The "nearly replied from my personal address" moment is the real hook here, that near-miss is universal for anyone running several accounts. One thing that'd make it a stronger buy for me: carry the account's color or identity into the compose and reply window itself, not just the app chrome. The wrong-account send happens the instant you hit send, so, the reminder needs to be right there while you're typing, not one glance away.
Orbit for Mac
@syed_noor4 You just described the roadmap item I care about most. Today Orbit keeps the identity at the frame level: the account's avatar and color stay in view, and compose always opens inside that account's own room, never a shared one. But you are right that the strongest reminder belongs inside the compose window itself, right where you are typing. A per-account tint on the compose surface is doable with the same light styling layer I already use for badges, so it goes on the shortlist for the next update. This is exactly the kind of comment that decides what v1.1 looks like. Thank you, Syed.

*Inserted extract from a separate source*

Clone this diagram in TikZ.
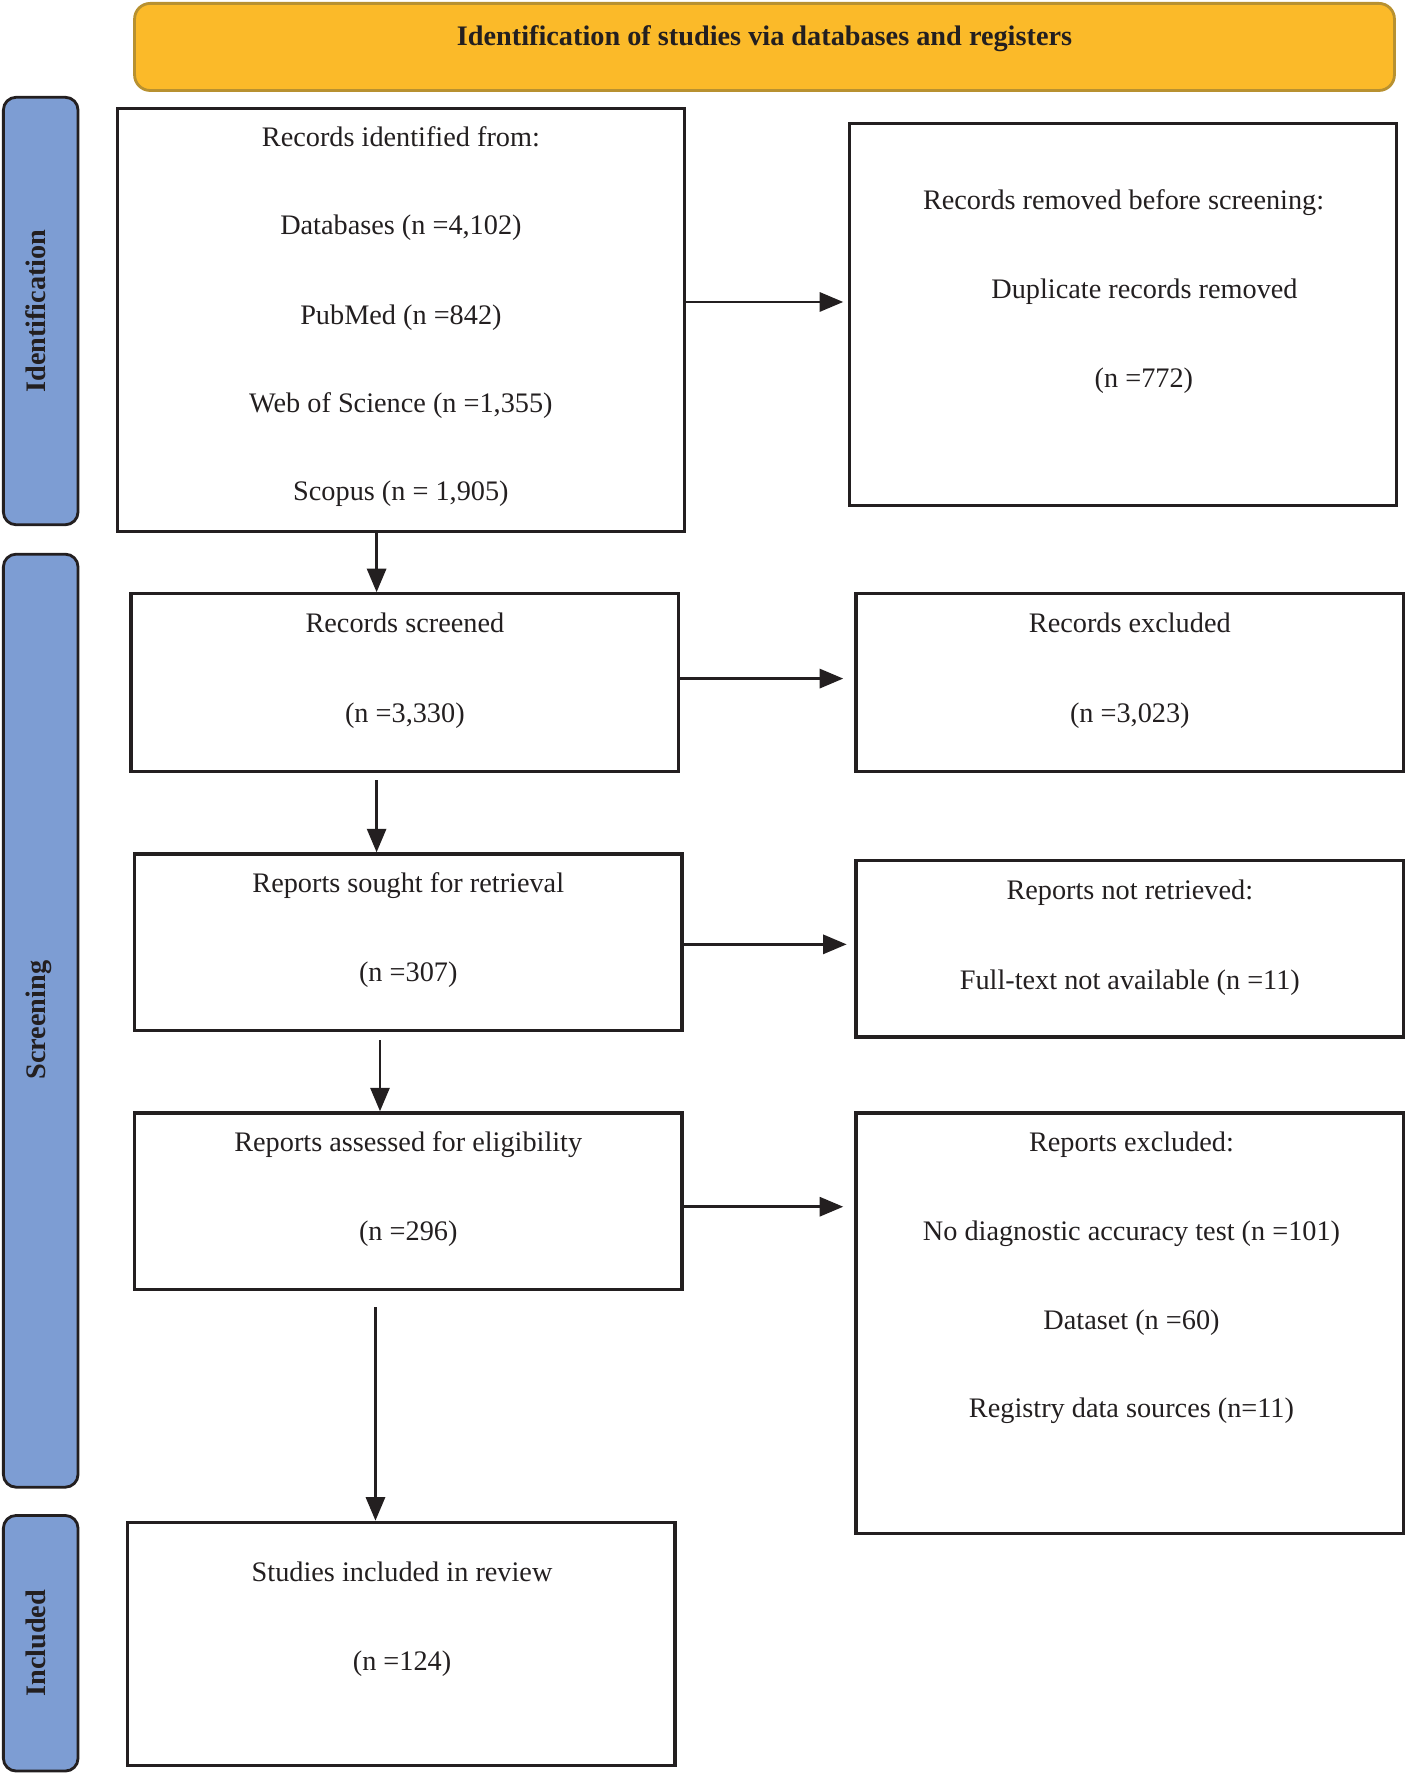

@andrewbuilds Love that it's already on the shortlist, Andrew. One thing that might help when you build it: the single most important pixel is the send button itself, since that's the last thing your eye lands on before it's irreversible. The other spot the wrong-account slip sneaks in is reply/forward, where the account context can quietly switch mid-thread, so worth having the tint follow that too. Looking forward to v1.1.